At a Sydney protest, young Yamatji Wongatha actor Meyne Wyatt said, “We have been oppressed in this country since 1788 and we are still being killed.”
Meyne’s nephew, Elijah Doughty, was left to die after being run over in Kalgoorlie.
Meyne’s nephew, Elijah Doughty, was left to die after being run over in Kalgoorlie.
Meyne’s father was bashed “within an inch of his life” by six policemen, for assisting neighbouring clan’s people escape Kalgoorlie, after police brutality.
“The top cop that day became Deputy Commissioner of WA Police,” Meyne Wyatt said.
Labelling the hundreds of deaths genocide, he said, “We won’t be silenced. We won’t be quiet and we need you to be angry too.”
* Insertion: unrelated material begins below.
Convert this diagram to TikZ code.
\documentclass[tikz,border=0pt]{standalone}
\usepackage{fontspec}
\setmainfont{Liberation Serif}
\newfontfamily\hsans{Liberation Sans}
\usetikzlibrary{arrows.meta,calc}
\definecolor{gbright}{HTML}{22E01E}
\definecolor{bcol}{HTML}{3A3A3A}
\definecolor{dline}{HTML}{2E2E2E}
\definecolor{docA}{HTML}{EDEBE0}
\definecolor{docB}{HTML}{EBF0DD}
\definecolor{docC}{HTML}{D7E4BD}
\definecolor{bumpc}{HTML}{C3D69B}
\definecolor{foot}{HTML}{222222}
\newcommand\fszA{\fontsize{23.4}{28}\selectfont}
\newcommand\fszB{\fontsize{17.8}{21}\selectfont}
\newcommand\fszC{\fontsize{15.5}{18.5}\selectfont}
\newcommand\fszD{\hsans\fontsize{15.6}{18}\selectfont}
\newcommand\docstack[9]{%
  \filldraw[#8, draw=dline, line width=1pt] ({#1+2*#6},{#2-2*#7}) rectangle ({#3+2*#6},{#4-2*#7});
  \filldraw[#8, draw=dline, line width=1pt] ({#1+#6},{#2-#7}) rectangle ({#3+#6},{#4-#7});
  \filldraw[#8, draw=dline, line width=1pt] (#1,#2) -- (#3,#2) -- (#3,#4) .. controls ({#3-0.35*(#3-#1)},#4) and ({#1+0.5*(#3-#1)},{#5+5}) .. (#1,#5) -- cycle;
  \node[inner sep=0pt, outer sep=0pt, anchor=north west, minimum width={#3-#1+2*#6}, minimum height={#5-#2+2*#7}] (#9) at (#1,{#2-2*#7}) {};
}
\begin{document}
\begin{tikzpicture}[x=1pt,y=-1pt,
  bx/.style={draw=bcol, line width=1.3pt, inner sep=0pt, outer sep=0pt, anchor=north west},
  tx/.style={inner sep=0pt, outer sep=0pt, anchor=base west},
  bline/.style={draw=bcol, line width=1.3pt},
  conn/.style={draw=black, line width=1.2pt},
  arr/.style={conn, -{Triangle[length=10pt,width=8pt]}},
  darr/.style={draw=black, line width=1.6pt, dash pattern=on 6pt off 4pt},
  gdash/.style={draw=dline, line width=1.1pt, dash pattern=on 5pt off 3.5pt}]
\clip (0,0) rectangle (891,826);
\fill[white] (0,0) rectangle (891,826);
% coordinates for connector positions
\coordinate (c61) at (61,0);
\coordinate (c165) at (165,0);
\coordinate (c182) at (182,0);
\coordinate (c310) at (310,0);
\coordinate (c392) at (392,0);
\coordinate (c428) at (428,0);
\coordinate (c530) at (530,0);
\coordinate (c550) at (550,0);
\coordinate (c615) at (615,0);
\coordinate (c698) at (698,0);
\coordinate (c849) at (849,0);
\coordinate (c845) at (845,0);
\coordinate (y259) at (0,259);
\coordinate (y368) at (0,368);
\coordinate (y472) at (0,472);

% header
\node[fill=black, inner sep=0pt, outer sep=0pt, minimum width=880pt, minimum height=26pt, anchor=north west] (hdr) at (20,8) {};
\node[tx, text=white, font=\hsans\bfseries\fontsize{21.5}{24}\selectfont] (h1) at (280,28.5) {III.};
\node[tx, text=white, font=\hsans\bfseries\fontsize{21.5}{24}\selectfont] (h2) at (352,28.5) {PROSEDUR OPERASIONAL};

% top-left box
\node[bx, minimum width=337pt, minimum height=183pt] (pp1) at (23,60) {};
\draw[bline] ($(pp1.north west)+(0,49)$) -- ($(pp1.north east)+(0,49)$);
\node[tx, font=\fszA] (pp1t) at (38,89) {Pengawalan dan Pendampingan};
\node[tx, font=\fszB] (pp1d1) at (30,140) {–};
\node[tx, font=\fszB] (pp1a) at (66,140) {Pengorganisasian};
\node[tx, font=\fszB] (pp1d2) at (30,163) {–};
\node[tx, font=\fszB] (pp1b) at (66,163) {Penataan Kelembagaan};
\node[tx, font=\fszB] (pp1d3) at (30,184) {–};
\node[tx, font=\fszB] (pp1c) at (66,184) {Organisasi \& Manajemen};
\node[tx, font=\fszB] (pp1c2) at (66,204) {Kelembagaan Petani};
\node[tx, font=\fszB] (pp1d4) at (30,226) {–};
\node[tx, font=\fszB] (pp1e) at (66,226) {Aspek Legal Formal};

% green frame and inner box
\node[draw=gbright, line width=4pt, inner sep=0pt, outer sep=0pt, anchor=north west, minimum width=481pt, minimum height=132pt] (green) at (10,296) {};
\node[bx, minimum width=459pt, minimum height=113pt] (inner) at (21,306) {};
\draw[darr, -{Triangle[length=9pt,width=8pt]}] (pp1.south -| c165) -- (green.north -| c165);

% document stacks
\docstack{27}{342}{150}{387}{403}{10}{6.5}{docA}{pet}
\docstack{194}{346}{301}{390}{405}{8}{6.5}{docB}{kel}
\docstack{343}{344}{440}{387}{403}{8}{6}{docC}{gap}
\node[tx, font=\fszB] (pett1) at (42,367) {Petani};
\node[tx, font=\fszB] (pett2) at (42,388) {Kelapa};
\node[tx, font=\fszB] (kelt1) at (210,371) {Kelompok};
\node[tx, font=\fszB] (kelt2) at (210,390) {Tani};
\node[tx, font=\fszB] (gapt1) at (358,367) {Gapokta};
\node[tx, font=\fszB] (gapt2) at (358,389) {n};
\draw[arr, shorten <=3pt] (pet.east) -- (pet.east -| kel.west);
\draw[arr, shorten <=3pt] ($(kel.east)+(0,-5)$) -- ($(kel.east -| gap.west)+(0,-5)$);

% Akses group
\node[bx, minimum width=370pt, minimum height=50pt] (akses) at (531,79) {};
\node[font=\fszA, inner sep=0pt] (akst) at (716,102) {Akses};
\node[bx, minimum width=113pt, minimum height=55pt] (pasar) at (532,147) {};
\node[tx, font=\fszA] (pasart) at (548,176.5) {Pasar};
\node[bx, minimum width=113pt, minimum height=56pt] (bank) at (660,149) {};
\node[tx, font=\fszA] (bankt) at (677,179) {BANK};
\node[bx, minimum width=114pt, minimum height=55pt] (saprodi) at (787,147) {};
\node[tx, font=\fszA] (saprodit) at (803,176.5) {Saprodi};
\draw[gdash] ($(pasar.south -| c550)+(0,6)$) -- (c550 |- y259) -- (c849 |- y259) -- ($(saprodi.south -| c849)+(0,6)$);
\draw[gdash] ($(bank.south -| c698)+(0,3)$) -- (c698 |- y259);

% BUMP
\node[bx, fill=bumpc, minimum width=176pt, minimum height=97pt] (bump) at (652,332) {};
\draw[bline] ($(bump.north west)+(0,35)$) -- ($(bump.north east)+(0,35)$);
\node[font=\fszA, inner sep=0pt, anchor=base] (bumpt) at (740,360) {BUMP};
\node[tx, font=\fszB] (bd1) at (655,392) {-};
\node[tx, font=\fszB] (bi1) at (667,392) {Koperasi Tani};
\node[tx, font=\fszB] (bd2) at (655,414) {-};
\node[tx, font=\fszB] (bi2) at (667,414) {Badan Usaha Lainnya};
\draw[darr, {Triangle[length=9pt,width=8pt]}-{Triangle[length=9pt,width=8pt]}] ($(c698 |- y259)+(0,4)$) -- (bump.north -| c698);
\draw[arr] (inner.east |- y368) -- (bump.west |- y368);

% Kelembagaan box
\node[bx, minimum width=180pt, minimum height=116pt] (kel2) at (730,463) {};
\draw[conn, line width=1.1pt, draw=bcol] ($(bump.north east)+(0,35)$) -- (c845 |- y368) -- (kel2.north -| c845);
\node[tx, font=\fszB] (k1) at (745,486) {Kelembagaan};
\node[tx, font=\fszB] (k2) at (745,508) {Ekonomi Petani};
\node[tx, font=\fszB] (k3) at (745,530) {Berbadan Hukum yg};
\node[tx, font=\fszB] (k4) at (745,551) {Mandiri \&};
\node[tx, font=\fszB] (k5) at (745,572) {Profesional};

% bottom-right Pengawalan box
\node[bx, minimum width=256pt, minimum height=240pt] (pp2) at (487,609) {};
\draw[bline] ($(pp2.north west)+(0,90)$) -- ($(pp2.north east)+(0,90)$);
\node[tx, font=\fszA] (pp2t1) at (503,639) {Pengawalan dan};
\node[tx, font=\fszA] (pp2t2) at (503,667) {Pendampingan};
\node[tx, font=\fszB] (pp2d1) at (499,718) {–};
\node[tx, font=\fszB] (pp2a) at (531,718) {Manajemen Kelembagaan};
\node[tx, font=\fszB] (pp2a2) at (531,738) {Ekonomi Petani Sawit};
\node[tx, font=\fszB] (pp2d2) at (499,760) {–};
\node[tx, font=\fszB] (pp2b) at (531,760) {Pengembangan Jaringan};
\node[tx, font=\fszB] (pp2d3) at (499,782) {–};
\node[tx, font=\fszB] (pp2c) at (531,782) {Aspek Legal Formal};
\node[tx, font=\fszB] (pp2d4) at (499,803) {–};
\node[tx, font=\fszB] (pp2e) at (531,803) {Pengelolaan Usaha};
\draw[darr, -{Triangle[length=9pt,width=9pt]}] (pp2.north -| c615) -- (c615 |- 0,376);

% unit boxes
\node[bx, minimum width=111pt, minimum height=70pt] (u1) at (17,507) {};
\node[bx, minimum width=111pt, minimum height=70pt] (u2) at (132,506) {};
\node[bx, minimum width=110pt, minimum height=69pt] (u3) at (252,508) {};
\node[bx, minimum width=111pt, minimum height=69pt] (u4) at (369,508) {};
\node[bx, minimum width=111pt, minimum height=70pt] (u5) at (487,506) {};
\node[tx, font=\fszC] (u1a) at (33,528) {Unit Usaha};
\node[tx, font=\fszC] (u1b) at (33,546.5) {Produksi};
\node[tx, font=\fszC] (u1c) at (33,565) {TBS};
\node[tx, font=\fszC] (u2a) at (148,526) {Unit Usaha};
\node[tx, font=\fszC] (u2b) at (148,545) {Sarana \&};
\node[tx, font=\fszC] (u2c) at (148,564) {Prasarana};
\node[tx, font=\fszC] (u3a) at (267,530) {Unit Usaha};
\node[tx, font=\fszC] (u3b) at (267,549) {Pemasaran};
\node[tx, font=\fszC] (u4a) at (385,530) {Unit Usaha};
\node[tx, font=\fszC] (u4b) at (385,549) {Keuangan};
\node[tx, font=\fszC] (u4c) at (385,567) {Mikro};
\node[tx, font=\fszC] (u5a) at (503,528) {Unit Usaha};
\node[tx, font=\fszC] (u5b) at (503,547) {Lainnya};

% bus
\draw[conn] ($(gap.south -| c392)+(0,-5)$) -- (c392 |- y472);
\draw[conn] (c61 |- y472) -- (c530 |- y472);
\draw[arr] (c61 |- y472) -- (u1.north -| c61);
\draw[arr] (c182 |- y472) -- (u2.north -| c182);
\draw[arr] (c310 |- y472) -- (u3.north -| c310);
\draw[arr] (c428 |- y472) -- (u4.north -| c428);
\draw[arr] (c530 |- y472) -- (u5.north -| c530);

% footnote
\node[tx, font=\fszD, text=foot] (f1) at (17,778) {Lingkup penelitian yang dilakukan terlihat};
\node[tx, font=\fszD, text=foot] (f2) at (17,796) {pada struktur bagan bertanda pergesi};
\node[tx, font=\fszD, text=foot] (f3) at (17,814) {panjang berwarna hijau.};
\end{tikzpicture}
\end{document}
No riot, the young get the message out instead
No riot, the young get the message out instead
Warlpiri Youth Development Corporation says, police with assault rifles are everywhere in Yuendumu. Some “drove a car at speed through a large crowd at the airport.”
Harry Jakamarra Nelson said, “They expected our young people to riot that night . But they kept their cool and followed our lead.
“I’m very happy with what the young people have done, getting the truth out there on social media! Now there are police everywhere in our community. We want them gone!”
And just as the Senior Warlpiri women led cleansing through smoke and voice at Yuendumu, Uncle Max Dulumunmun Harrison led young Yuin men for fifteen minutes of powerful song and smoke as the central Sydney protest began.
Uncle Max’s soft voice told hard truths about the absurdity of reconciliation with a murderous system, encapsulated in four words that many chanted, ‘No justice no peace’.
We are a continent and islands at war for over 230 years.
Anger impels. But our thinking must be quiet and clear. We need to stand together.